[elrepo] RE driver update incompatibility issue

Phil Perry phil at elrepo.org
Wed Feb 6 22:23:55 EST 2013


On 02/02/13 14:06, Lamar Owen wrote:
> On 01/30/2013 08:12 AM, Phil Perry wrote:
>>
>> I may have jumped the gun here somewhat. Managing the kernel module is
>> probably the easy part. I forgot about the hard part, and that is
>> managing the many linked X11 libraries that are also version-specific.
>
> Ok, another track here.
>
> Phil, how difficult do you think it would be to have all the packages be
> installable both individually and side-by-side? That is, have multiple
> versions of the kmod and the X bits installed, into different
> nonconflicting directors? Then, use alternatives to manage the different
> trains? That way, I could install the legacy train with the mainline
> installed, switch to it with alternatives, and uninstall the mainline,
> which wouldn't break dependencies. And, when/if I upgrade my video card
> I can install the mainline, switch to it, and uninstall the legacy,
> again without breaking deps or configs. I have no idea how difficult
> that would be, either.
>

I guess that sounds doable in principle.

Without knowing how alternatives works, I guess installing each package 
in it's own space, and then have some script copy all the files to their 
correct location based on which driver is selected, create the symlinks 
etc and do any other housekeeping tasks is what would be required. If 
one can do those things from within a RPM package then I see no reason 
why a script couldn't handle it too. You would have to call weak-modules 
to handle the kABI tracking kernel module.

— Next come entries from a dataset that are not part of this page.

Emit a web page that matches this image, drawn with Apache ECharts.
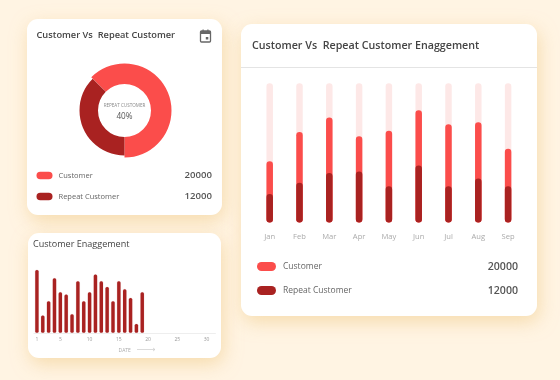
<!DOCTYPE html>
<html><head><meta charset="utf-8">
<style>html,body{margin:0;padding:0;background:#fff4e3}#c{width:560px;height:380px}</style>
<script src="https://cdn.jsdelivr.net/npm/echarts@6/dist/echarts.min.js"></script>
</head><body><div id="c"></div>
<script>
const FONT = '"Open Sans", Lato, sans-serif';
const months = ['Jan','Feb','Mar','Apr','May','Jun','Jul','Aug','Sep'];
const track = [100,100,100,100,100,100,100,100,100];
const customerMonthly = [44,65,75.5,62,66,80.6,70.6,72,53];
const repeatMonthly = [20.4,28.5,35.5,36.7,26,41,26,31.6,26];
const days = Array.from({length:31},(_,i)=>String(i+1));
const dayTicks = ['1','5','10','15','20','25','30'];
const engagement = [63.3,17.7,32,55,41,38.7,19,52,32,41,58.7,52,46.3,32,52,44,35.3,9.3,41];
const split = [{name:'Customer',value:20000},{name:'Repeat Customer',value:12000}];
const RED='#fb4d4b', DARK='#a92221', PALE='#fde8e7';

function card(x,y,w,h){return {type:'rect',z:0,shape:{x,y,width:w,height:h,r:11},style:{fill:'#fff',shadowBlur:18,shadowOffsetX:2,shadowOffsetY:6,shadowColor:'rgba(238,200,130,.55)'}};}
function text(x,y,t,size,color,weight,align){return {type:'text',z:1,x,y,style:{text:t,font:(weight||400)+' '+size+'px '+FONT,fill:color,align:align||'left',verticalAlign:'middle'}};}
function swatch(x,y,w,h,c){return {type:'rect',z:1,shape:{x,y:y-h/2,width:w,height:h,r:h/2},style:{fill:c}};}
function legendRows(xs,xt,xv,ys,sw,sh,ts,vs){
  const out=[];
  split.forEach((d,i)=>{
    out.push(swatch(xs,ys[i],sw,sh,i?DARK:RED));
    out.push(text(xt,ys[i],d.name,ts,'#666',400));
    out.push(text(xv,ys[i],String(d.value),vs,'#555',600,'right'));
  });
  return out;
}
const graphic=[
  card(27,19,195,196),card(28,233,193,125),card(241,24,296,292),
  text(36.5,35,'Customer Vs  Repeat Customer',9.25,'#444',600),
  text(252,45.5,'Customer Vs  Repeat Customer Enaggement',10.7,'#444',600),
  text(33,244,'Customer Enaggement',9.05,'#444',400),
  {type:'rect',z:1,shape:{x:241,y:67,width:296,height:1},style:{fill:'#e4e4e4'}},
  {type:'rect',z:1,shape:{x:200.5,y:31,width:10,height:11,r:1},style:{fill:'none',stroke:'#666',lineWidth:1.3}},
  {type:'rect',z:1,shape:{x:200.5,y:31,width:10,height:3},style:{fill:'#666'}},
  {type:'rect',z:1,shape:{x:202.5,y:29.5,width:1.2,height:2},style:{fill:'#666'}},
  {type:'rect',z:1,shape:{x:207.3,y:29.5,width:1.2,height:2},style:{fill:'#666'}},
  {type:'rect',z:1,shape:{x:205.8,y:37,width:2.5,height:2.5},style:{fill:'#666'}},
  text(124.5,106,'REPEAT CUSTOMER',4.6,'#888',400,'center'),
  text(124.5,117,'40%',8.2,'#555',400,'center'),
  ...legendRows(36.5,58.5,212,[175.5,196.5],16,7.5,7.5,9.6),
  ...legendRows(257,283,518,[266.5,290.5],19,9,8.5,10.6),
  {type:'line',z:1,shape:{x1:137,y1:349.5,x2:155,y2:349.5},style:{stroke:'#ccc',lineWidth:.7}},
  {type:'polyline',z:1,shape:{points:[[153,348],[155,349.5],[153,351]]},style:{stroke:'#ccc',lineWidth:.7,fill:'none'}}
];
const pieOrder=[split[1],split[0]];
function pie(radius,keep,color){
  return {type:'pie',center:[124.5,110.5],radius,startAngle:-90,clockwise:true,silent:true,
    label:{show:false},labelLine:{show:false},
    data:pieOrder.map(d=>({name:d.name,value:d.value,itemStyle:{color:d.name===keep?color:'transparent'}}))};
}
const chart=echarts.init(document.getElementById('c'));
chart.setOption({
  animation:false,backgroundColor:'#fff4e3',textStyle:{fontFamily:FONT},graphic,
  grid:[
    {left:254.8,width:268.2,top:83.3,height:139.2},
    {left:34,width:181.4,top:263,height:70}
  ],
  xAxis:[
    {gridIndex:0,type:'category',data:months,axisLine:{show:false},axisTick:{show:false},
      axisLabel:{color:'#aaa',fontSize:7.6,margin:10,interval:0}},
    {gridIndex:1,type:'category',data:days,axisLine:{lineStyle:{color:'#eee',width:1}},axisTick:{show:false},
      axisLabel:{color:'#999',fontSize:5,margin:4,interval:(i,v)=>dayTicks.includes(v)},
      name:'DATE',nameLocation:'middle',nameGap:15,nameTextStyle:{color:'#aaa',fontSize:5}}
  ],
  yAxis:[
    {gridIndex:0,type:'value',min:0,max:100,show:false},
    {gridIndex:1,type:'value',min:0,max:70,show:false}
  ],
  series:[
    pie([26.5,47],'Customer',RED),
    pie([26.5,45],'Repeat Customer',DARK),
    ...[[track,PALE],[customerMonthly,RED],[repeatMonthly,DARK]].map(([data,color])=>({
      type:'bar',xAxisIndex:0,yAxisIndex:0,data,barWidth:6.5,barGap:'-100%',silent:true,
      itemStyle:{color,borderRadius:3.2}})),
    {type:'bar',xAxisIndex:1,yAxisIndex:1,data:engagement,barWidth:4,silent:true,
      itemStyle:{color:DARK,borderRadius:[1.5,1.5,1.5,1.5],borderColor:'rgba(169,34,33,.2)',borderWidth:.6}}
  ]
});
</script></body></html>
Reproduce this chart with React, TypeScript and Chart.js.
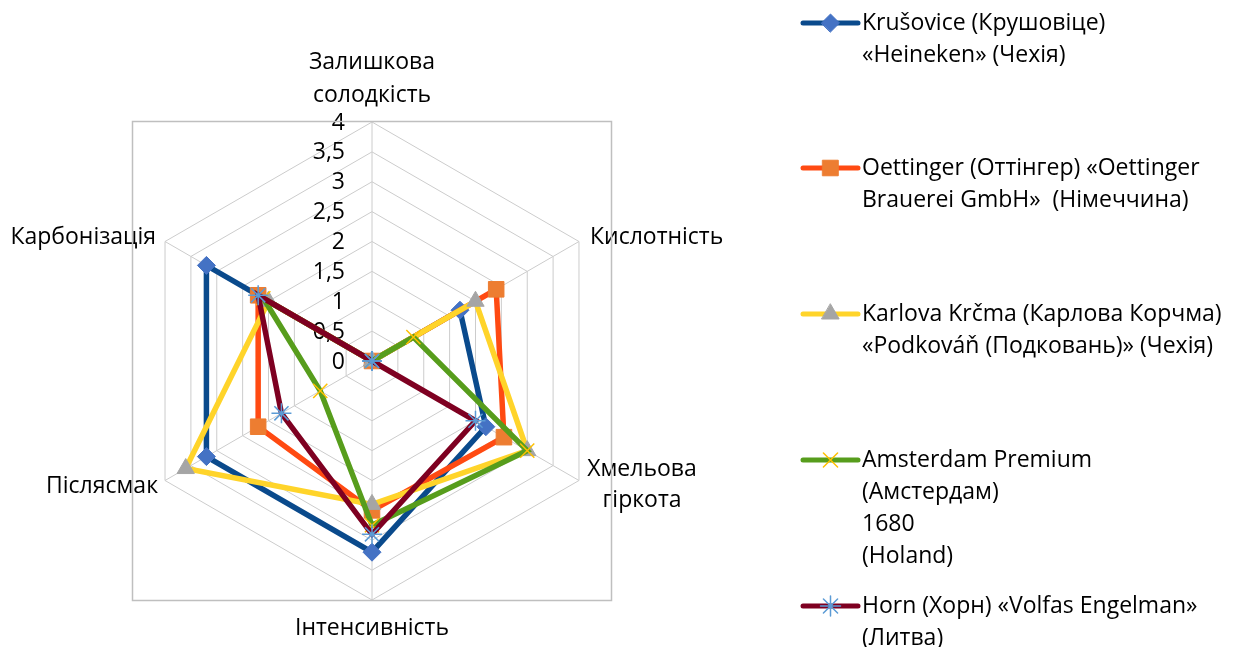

TBH, any such solution is (a) going to require a major non-trivial 
rewrite and (b) significantly diverges from the packaging paradigm. For 
these reasons I'm extremely reluctant to pursue such a solution if for 
no other reason that adding such complexity is almost certainly going to 
add an increased risk of unreliability.

> Then, an early warning 'system' of sorts with the next to last and last
> packages in the mainline (if possible) before another legacy train is
> forked from the mainline could give some sort of notice to the user; how
> this notice is given I don't know. But if there were some way to
> gracefully regress to the vesa framebuffer or even noveau if the
> mainline driver can't load.....
>

Yes, that would be nice. Unfortunately it's not easy, and even more 
difficult on el6 where we need to specifically blacklist the nouveau 
driver to prevent it from loading - it makes it hard to undo our changes 
and gracefully fall back without a complete package uninstall.

> Or maybe a check in %pre that can abort installation of the driver if
> the hardware isn't supported, leaving the old one in place?
>

Can this be done? Can one abort a package installation from a %pre script?

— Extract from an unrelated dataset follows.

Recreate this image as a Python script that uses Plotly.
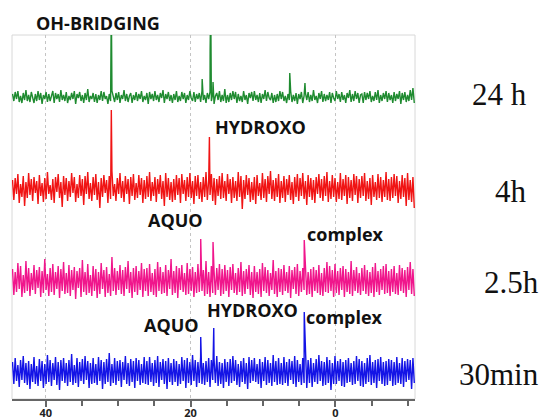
import numpy as np
import plotly.graph_objects as go

# chemical shift grid (ppm), high to low
ppm = np.linspace(44.6, -10.9, 300)

# baseline noise for each spectrum (arbitrary intensity units)
noise_24h = [
    3, -4, 5, -2, 6, -5, 1, -6, 4, -3, 7, -4, 2, -5, 5, -1, -6, 3, -4, 6,
    -3, 4, -7, 2, -2, 5, -5, 3, -4, 1, 6, -6, 4, -2, 3, -5, 7, -3, 2, -4,
    5, -6, 1, -3, 4, -2, 6, -7, 3, -1, 5, -4, 2, -6, 4, -3, 8, -5, 1, -2,
    4, -5, 3, -6, 2, -3, 6, -4, 5, -2, 1, -7, 3, -4, 6, -1, -5, 4, -3, 5,
    -6, 2, -2, 7, -4, 3, -5, 1, 4, -6, 2, -3, 5, -4, 3, -2, 6, -5, 1, -3,
    4, -7, 5, -2, 3, -4, 6, -3, 2, -5, 4, -1, 7, -6, 3, -2, 5, -4, 2, -6,
    3, -3, 6, -5, 1, -4, 5, -2, 4, -6, 2, -3, 6, -1, -4, 5, -5, 3, -2, 4,
    -5, 6, -3, 2, -6, 4, -2, 5, -4, 3, -7, 1, 4, -3, 6, -5, 2, -4, 8, -6,
    2, -5, 4, -3, 6, -2, 5, -6, 3, -4, 1, -5, 6, -3, 2, -7, 4, -1, 5, -4,
    6, -3, 2, -5, 4, -6, 3, -2, 7, -4, 5, -1, -3, 4, -6, 2, -5, 3, -4, 6,
    -2, 5, -4, 1, -6, 3, -3, 6, -5, 2, -4, 4, -7, 3, -2, 5, -6, 1, 4, -3,
    5, -5, 2, -4, 7, -3, 1, -6, 4, -2, 6, -5, 3, -4, 2, -3, 5, -6, 4, -1,
    -4, 6, -2, 3, -5, 5, -3, 2, -6, 4, -1, 7, -5, 3, -4, 6, -2, 4, -6, 2,
    3, -6, 5, -3, 4, -2, 6, -5, 1, -4, 5, -3, 7, -6, 2, -4, 4, -2, 6, -5,
    4, -3, 2, -6, 5, -4, 3, -2, 6, -7, 4, -3, 5, -5, 2, -4, 7, -3, 9, -6,
]
noise_4h = [
    8, -12, 10, -6, 14, -15, 4, -9, 12, -18, 6, -10, 15, -7, 9, -13, 11, -5, 7, -16,
    13, -8, 5, -14, 10, -11, 16, -6, 3, -12, 9, -15, 11, -4, 14, -10, 6, -19, 12, -7,
    10, -13, 7, -9, 15, -5, 11, -14, 4, -10, 13, -8, 9, -17, 12, -6, 16, -11, 5, -13,
    11, -7, 14, -12, 6, -20, 10, -9, 13, -5, 8, -15, 12, -11, 17, -8, 4, -13, 10, -6,
    15, -10, 7, -14, 12, -6, 9, -16, 11, -8, 14, -12, 5, -10, 13, -7, 10, -15, 8, -11,
    12, -9, 16, -13, 6, -8, 11, -14, 9, -6, 13, -11, 7, -18, 15, -9, 10, -12, 6, -14,
    9, -12, 13, -7, 10, -15, 14, -6, 8, -13, 11, -9, 15, -10, 7, -16, 12, -8, 13, -11,
    6, -14, 11, -9, 16, -12, 8, -7, 14, -13, 10, -17, 9, -8, 12, -11, 15, -10, 7, -13,
    14, -6, 9, -15, 11, -10, 7, -13, 16, -9, 12, -21, 8, -11, 13, -7, 10, -14, 6, -12,
    11, -16, 13, -8, 5, -12, 15, -10, 9, -14, 12, -6, 17, -11, 8, -13, 10, -9, 14, -15,
    7, -10, 12, -14, 9, -7, 13, -12, 6, -16, 11, -9, 14, -13, 10, -8, 15, -11, 7, -17,
    13, -9, 10, -12, 8, -15, 11, -6, 14, -10, 9, -13, 12, -8, 16, -14, 7, -11, 13, -9,
    10, -14, 6, -11, 15, -12, 9, -8, 13, -16, 11, -10, 8, -13, 14, -7, 12, -15, 9, -10,
    12, -8, 15, -13, 7, -11, 10, -17, 13, -9, 6, -12, 14, -10, 11, -14, 8, -9, 16, -12,
    9, -13, 11, -10, 14, -8, 12, -15, 7, -11, 13, -9, 10, -18, 15, -12, 8, -14, 11, -20,
]
noise_2_5h = [
    12, -14, 9, -11, 18, -8, 15, -16, 6, -12, 20, -10, 13, -15, 8, -9, 16, -13, 11, -7,
    14, -16, 10, -12, 22, -9, 7, -15, 13, -11, 17, -14, 9, -8, 15, -17, 12, -10, 19, -13,
    8, -12, 16, -15, 11, -9, 14, -18, 10, -7, 13, -16, 21, -11, 9, -14, 17, -12, 6, -15,
    15, -10, 12, -17, 9, -13, 18, -8, 11, -16, 14, -12, 7, -15, 24, -10, 13, -14, 10, -9,
    16, -13, 11, -15, 14, -8, 20, -12, 9, -17, 13, -11, 15, -14, 10, -9, 18, -16, 12, -10,
    13, -15, 17, -11, 8, -14, 12, -16, 19, -10, 14, -13, 9, -12, 16, -15, 11, -8, 22, -14,
    10, -12, 15, -17, 13, -9, 16, -11, 8, -14, 18, -13, 12, -10, 14, -16, 9, -12, 17, -11,
    14, -10, 11, -15, 20, -13, 9, -16, 15, -12, 10, -14, 13, -9, 17, -15, 12, -13, 16, -10,
    11, -16, 14, -9, 17, -12, 8, -14, 13, -11, 19, -15, 10, -13, 12, -8, 16, -14, 9, -17,
    15, -11, 9, -13, 12, -16, 18, -10, 14, -12, 11, -15, 8, -9, 21, -13, 10, -16, 13, -11,
    12, -14, 16, -10, 9, -12, 15, -17, 11, -8, 14, -13, 17, -15, 10, -11, 13, -9, 18, -14,
    9, -13, 12, -16, 14, -10, 11, -12, 16, -14, 8, -15, 13, -11, 19, -12, 15, -10, 11, -16,
    17, -12, 10, -14, 13, -9, 15, -16, 12, -11, 9, -13, 20, -15, 11, -10, 14, -12, 8, -14,
    13, -10, 16, -13, 11, -15, 9, -12, 14, -16, 18, -11, 10, -14, 12, -9, 15, -13, 17, -12,
    10, -15, 12, -11, 15, -13, 8, -14, 16, -10, 13, -12, 11, -16, 14, -9, 19, -13, 12, -15,
]
noise_30min = [
    10, -12, 14, -9, 7, -15, 12, -8, 16, -11, 9, -13, 11, -17, 8, -10, 15, -12, 6, -14,
    13, -9, 11, -16, 8, -12, 17, -10, 12, -14, 9, -8, 15, -13, 10, -18, 12, -9, 14, -11,
    9, -14, 12, -10, 18, -13, 7, -11, 14, -15, 10, -9, 13, -12, 16, -8, 11, -16, 9, -12,
    14, -11, 8, -13, 15, -9, 12, -17, 10, -12, 13, -10, 19, -14, 8, -11, 14, -13, 11, -9,
    12, -15, 10, -8, 16, -12, 9, -14, 13, -10, 11, -16, 14, -9, 12, -13, 8, -11, 15, -12,
    11, -13, 15, -10, 9, -14, 12, -11, 16, -15, 10, -8, 13, -12, 11, -17, 14, -10, 9, -13,
    13, -10, 11, -14, 8, -12, 15, -9, 12, -16, 14, -11, 10, -13, 17, -9, 12, -15, 10, -11,
    15, -12, 9, -13, 11, -10, 14, -15, 12, -8, 13, -11, 16, -14, 10, -12, 9, -16, 13, -10,
    10, -14, 13, -11, 16, -9, 12, -13, 8, -15, 11, -10, 14, -12, 9, -17, 15, -11, 12, -9,
    14, -10, 8, -12, 13, -16, 10, -9, 15, -13, 12, -11, 9, -14, 17, -10, 11, -13, 14, -12,
    9, -13, 15, -11, 10, -14, 13, -8, 11, -12, 16, -15, 12, -10, 8, -13, 14, -11, 10, -16,
    12, -11, 14, -15, 9, -10, 13, -12, 17, -9, 11, -14, 10, -13, 15, -11, 12, -18, 9, -12,
    16, -12, 11, -9, 13, -14, 10, -15, 12, -11, 14, -10, 9, -13, 11, -12, 16, -9, 13, -14,
    11, -15, 9, -12, 14, -10, 17, -13, 10, -11, 12, -16, 13, -9, 15, -12, 10, -14, 11, -13,
    13, -9, 12, -14, 10, -13, 15, -11, 9, -12, 14, -15, 11, -10, 13, -8, 12, -17, 14, -11,
]

# resolved signals: shift (ppm) and height above baseline
peaks_24h_ppm = [30.95, 18.4, 17.3, 17.22, 16.9, 6.3, 4.2]
peaks_24h_int = [95, 18, 48, 95, 15, 24, 14]
peaks_4h_ppm = [30.95, 17.4]
peaks_4h_int = [78, 51]
peaks_2_5h_ppm = [18.6, 16.9, 4.3]
peaks_2_5h_int = [42, 39, 41]
peaks_30min_ppm = [18.6, 16.8, 4.3]
peaks_30min_int = [35, 44, 60]

# vertical stacking offsets of the four spectra
offsets = {"24 h": 302, "4h": 211, "2.5h": 118, "30min": 27}
colors = {"24 h": "#1f8b30", "4h": "#f01414", "2.5h": "#f0168c", "30min": "#1414e6"}

series = {
    "24 h": (noise_24h, peaks_24h_ppm, peaks_24h_int),
    "4h": (noise_4h, peaks_4h_ppm, peaks_4h_int),
    "2.5h": (noise_2_5h, peaks_2_5h_ppm, peaks_2_5h_int),
    "30min": (noise_30min, peaks_30min_ppm, peaks_30min_int),
}

# plot area in pixels
W, H = 547, 419
L, R, T, B = 12, 415, 35, 399


def px(x, y):
    return (x - L) / (R - L), (B - y) / (B - T)


fig = go.Figure()
for name, (noise, pk_x, pk_y) in series.items():
    x = np.concatenate([ppm, pk_x])
    y = np.concatenate([np.asarray(noise, float), pk_y]) + offsets[name]
    order = np.argsort(-x)
    fig.add_trace(go.Scatter(
        x=x[order], y=y[order], mode="lines", name=name,
        line=dict(color=colors[name], width=1.4),
        hoverinfo="skip", showlegend=False,
    ))

# frame around the plot area
fig.add_shape(type="rect", xref="paper", yref="paper", x0=0, x1=1, y0=0, y1=1,
              line=dict(color="#d8d8d8", width=1), layer="below")

bold = dict(family="Open Sans", size=18, color="#111111", weight="bold")
peak_labels = [
    ("OH-BRIDGING", 97.5, 23),
    ("HYDROXO", 260, 127),
    ("AQUO", 175.5, 220),
    ("complex", 345, 234),
    ("AQUO", 171.5, 325),
    ("HYDROXO", 252.5, 310),
    ("complex", 344.5, 317),
]
for text, x, y in peak_labels:
    xp, yp = px(x, y)
    fig.add_annotation(text=text, x=xp, y=yp, xref="paper", yref="paper",
                       showarrow=False, xanchor="center", yanchor="middle",
                       font=bold)

time_labels = [("24 h", 499.5, 94), ("4h", 511, 191), ("2.5h", 511.5, 282), ("30min", 499, 374)]
for text, x, y in time_labels:
    xp, yp = px(x, y)
    fig.add_annotation(text=text, x=xp, y=yp, xref="paper", yref="paper",
                       showarrow=False, xanchor="center", yanchor="middle",
                       font=dict(family="Liberation Serif", size=31, color="#111111"))

fig.update_xaxes(
    range=[44.67, -11.0], showline=True, linecolor="#666666", linewidth=1.5,
    ticks="outside", ticklen=6, tickwidth=1.5, tickcolor="#666666",
    tick0=0, dtick=20, showgrid=True, gridcolor="#c4c4c4", griddash="dot",
    gridwidth=1, zeroline=False, automargin=False, ticklabelstandoff=-3,
    tickfont=dict(family="Open Sans", size=11, color="#222222", weight="bold"),
    minor=dict(ticks="outside", dtick=5, tick0=0, ticklen=5, tickwidth=1.5,
               tickcolor="#666666", showgrid=False),
)
fig.update_yaxes(range=[0, B - T], visible=False, automargin=False)
fig.update_layout(
    width=W, height=H, margin=dict(l=L, r=W - R, t=T, b=H - B),
    paper_bgcolor="white", plot_bgcolor="white",
)

fig.write_html("out.html")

Even if it is possible, how would one handle deps in a yum transaction? 
nvidia-x11-drv requires kmod-nvidia of the same version and vice versa. 
If you abort the installation of one, that will affect other packages in 
the yum transaction and the depsolve resolution is already done at this 
point and the transaction underway.

The more I look at this whole issue the more I see there are no easy 
solutions.

Moving forward, I have been writing a utility (nvidia-detect) to detect 
NVIDIA graphics cards and recommend the appropriate driver. Here is some 
example output:

$ nvidia-detect
Probing for supported NVIDIA devices...
Found: [10de:0ca3] NVIDIA Corporation GT215 [GeForce GT 240]
This device requires the current NVIDIA driver (kmod-nvidia).

$ nvidia-detect
Probing for supported NVIDIA devices...
Found: [10de:0392] NVIDIA Corporation G73 [GeForce 7600 GS]
This device requires the NVIDIA legacy 304.xx driver (kmod-nvidia-304xx).

The program may also be run from a script and will return values based 
upon the appropriate driver. Return codes are:

0: No supported devices found
1: Device supported by the current NVIDIA release driver
2: Device supported by the NVIDIA legacy 96.xx driver
3: Device supported by the NVIDIA legacy 173.xx driver
4: Device supported by the NVIDIA legacy 304.xx driver

Being able to run from a script might prove useful in automating the 
process of detecting if the current driver supports the installed device.

As a standalone utility it should be useful in (a) allowing users to 
select the correct driver for their device, and (b) could be useful in 
determining if a new driver supports their device before updating. 
Taking the recent case as an example, if a user has v304 of the driver 
installed and yum tells them there is a new version (310.xx) available, 
they could:

yum update nvidia-detect

which would pull in the new version 310.xx of nvidia-detect. Running 
that new version would confirm to the user that their graphics card is 
either still supported by the current driver at which point it is safe 
to 'yum update kmod-nvidia' or it is now only supported by the legacy 
304.xx driver at which point they should not update. Maybe we can come 
up with a way to automate that process, but at least we will now have a 
tool to help in that.

I'm just in the process of packaging the program and hope to release it 
to elrepo soon. I'd appreciate testers and feedback.